The Clean Monday Practice
The first day of Great Lent is Clean Monday (February 8th on the Gregorian calendar and March 14th on the Julian calendar in 2016), though we have been preparing for a month now. Olive oil and wine are only allowed on weekends and meat, dairy, and eggs are avoided. Fish only makes its way on the table twice during Great Lent for the special feasts of the Annunciation and Palm Sunday. To prepare my family for this day, we spend some time together on Cheesefare Sunday eating all the remaining dairy and eggs, like other families, but I also use it as a time to prepare my family for Great Lent by preparing my refrigerator.
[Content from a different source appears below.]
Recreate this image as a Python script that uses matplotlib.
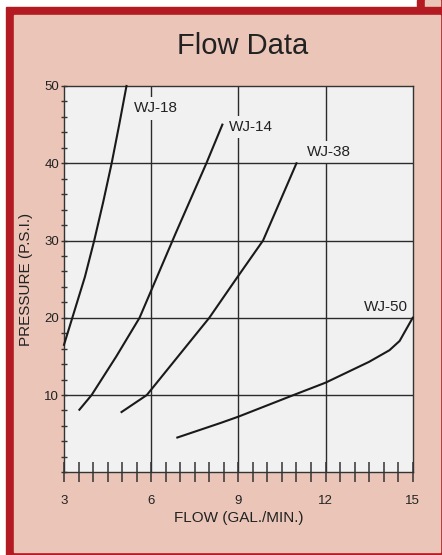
import matplotlib
matplotlib.use('Agg')
import matplotlib.pyplot as plt
from matplotlib.patches import Rectangle
from matplotlib.ticker import MultipleLocator

plt.rcParams['font.family'] = ['Liberation Sans Narrow', 'Liberation Sans', 'DejaVu Sans']

# curvas (flujo en gal/min, presion en psi)
wj18_x = [3.0, 3.45, 3.72, 4.04, 4.35, 4.64, 4.9, 5.15]
wj18_y = [16.5, 22, 25.3, 30, 35, 40, 45, 50]
wj14_x = [3.53, 3.95, 4.8, 5.6, 6.85, 7.9, 8.45]
wj14_y = [8.1, 10, 15, 20, 31, 40, 45]
wj38_x = [4.98, 5.85, 8.0, 8.9, 9.85, 11.0]
wj38_y = [7.8, 10, 20, 24.9, 30, 40]
wj50_x = [6.9, 8.4, 9.0, 10.9, 12.0, 13.5, 14.2, 14.55, 15.0]
wj50_y = [4.5, 6.4, 7.2, 10, 11.6, 14.3, 15.8, 17, 20]

nombres = ['WJ-18', 'WJ-14', 'WJ-38', 'WJ-50']
etiq_x = [5.4, 8.66, 11.36, 14.82]
etiq_y = [47.1, 44.7, 41.5, 21.45]
etiq_ha = ['left', 'left', 'left', 'right']

x_ticks = [3, 6, 9, 12, 15]
y_ticks = [10, 20, 30, 40, 50]

rojo = '#b31a22'
rosa = '#ebc6b8'
fondo = '#f1f1f1'
oscuro = '#2b2b2b'

fig = plt.figure(figsize=(4.42, 5.55), dpi=100)
fig.patch.set_facecolor('white')

# marco rojo y fondo rosa
W, H = 442.0, 555.0
def caja(x0, y0, x1, y1, color):
    fig.patches.append(Rectangle((x0 / W, 1 - y1 / H), (x1 - x0) / W, (y1 - y0) / H,
                                 transform=fig.transFigure, color=color, zorder=-10))
caja(417, 0, 442, 20, rojo)
caja(425, 0, 440, 20, rosa)
caja(6, 7.3, 442, 555, rojo)
caja(14, 15, 440, 552, rosa)

ax = fig.add_axes([64 / W, 1 - 472.3 / H, (412.7 - 64) / W, (472.3 - 86) / H])
ax.set_facecolor(fondo)
ax.set_xlim(3, 15)
ax.set_ylim(0, 50)

# rejilla
for xv in [6, 9, 12]:
    ax.axvline(xv, color=oscuro, lw=1.0, zorder=1)
for yv in [10, 20, 30, 40]:
    ax.axhline(yv, color=oscuro, lw=1.0, zorder=3)

for xs, ys in [(wj18_x, wj18_y), (wj14_x, wj14_y), (wj38_x, wj38_y), (wj50_x, wj50_y)]:
    ax.plot(xs, ys, color='#1a1a1a', lw=1.5, zorder=4, clip_on=False)

for n, tx, ty, ha in zip(nombres, etiq_x, etiq_y, etiq_ha):
    ax.text(tx, ty, n, fontsize=11, color='#222222', ha=ha, va='center', zorder=2,
            bbox=dict(facecolor=fondo, edgecolor='none', pad=3))

ax.set_xticks(x_ticks)
ax.set_yticks(y_ticks)
ax.xaxis.set_minor_locator(MultipleLocator(0.5))
ax.yaxis.set_minor_locator(MultipleLocator(2))
ax.tick_params(axis='x', which='both', direction='inout', length=14.5, width=1.1,
               color='#333333', pad=9, labelsize=9.5, labelcolor='#222222')
ax.tick_params(axis='y', which='both', direction='inout', length=4, width=1.0,
               color='#333333', pad=1.5, labelsize=9.5, labelcolor='#222222')
for s in ax.spines.values():
    s.set_color('#333333')
    s.set_linewidth(1.0)

ax.set_xlabel('FLOW (GAL./MIN.)', fontsize=11, color='#222222', labelpad=3)
ax.set_ylabel('PRESSURE (P.S.I.)', fontsize=11, color='#222222', labelpad=8)

fig.text(242.5 / W, 1 - 54 / H, 'Flow Data', fontsize=21, color='#222222',
         ha='center', va='baseline')

fig.savefig('out.png', dpi=100)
Before bed, we clean the fridge.
I want my children to see me wrapping things up, labeling them, and transferring them to the freezer for the next two months. Not only are these foods ones we should avoid during Lent but there is something to be said about the message this sends. We wash all the shelves, all the drawers, even the outside of the fridge. All of us take part in this ritual, even the youngest of our children can be given a cloth with soapy water and she can wash the lowest part of the door. When we are done, all the foods we will avoid are out of the refrigerator and waiting for us in the freezer. The beans, rice, and lentils that I have been cooking and freezing come out to thaw in the fridge. Because this is time consuming and because we all take part in it, it sends a clear message that something real is happening, something important is coming. Food speaks to us and there is no mistaking it when all the foods in the house are switched out for Lenten ones. Great Lent is coming. On Clean Monday, the fridge will be clean and ready for the season and hopefully, we are ready, too. We should be ready to start from this clean and empty space and to fill ourselves not with rich foods but with the spiritual work of Great Lent.
I think it is fair to say that I have fish on my mind like other Catholics but I also have bacon, cheese, and eggs. Honestly, over Great Lent, I dream of eating bacon and sometimes I swear I can smell it cooking. When I am asked what I gave up for Lent, I say that I gave up food but I do not do all these prostrations and give up eating all these foods because I am punishing myself but because I want to take them up later. I want to remove anything that distracts me from God now, so that I can truly focus on Him during this time. The more we dedicate ourselves to fasting, the greater the spiritual benefit, but it is even greater still on Pascha when we take these things up again. We give up bacon because we want to love God more, and then when we take it up again, we realize that we love God even more. This is why we need Great Lent. I wish you a blessed fast and a good fast and a belly full of bacon and God’s love on Pascha morning. May you feel the fullness of God’s love in every bite.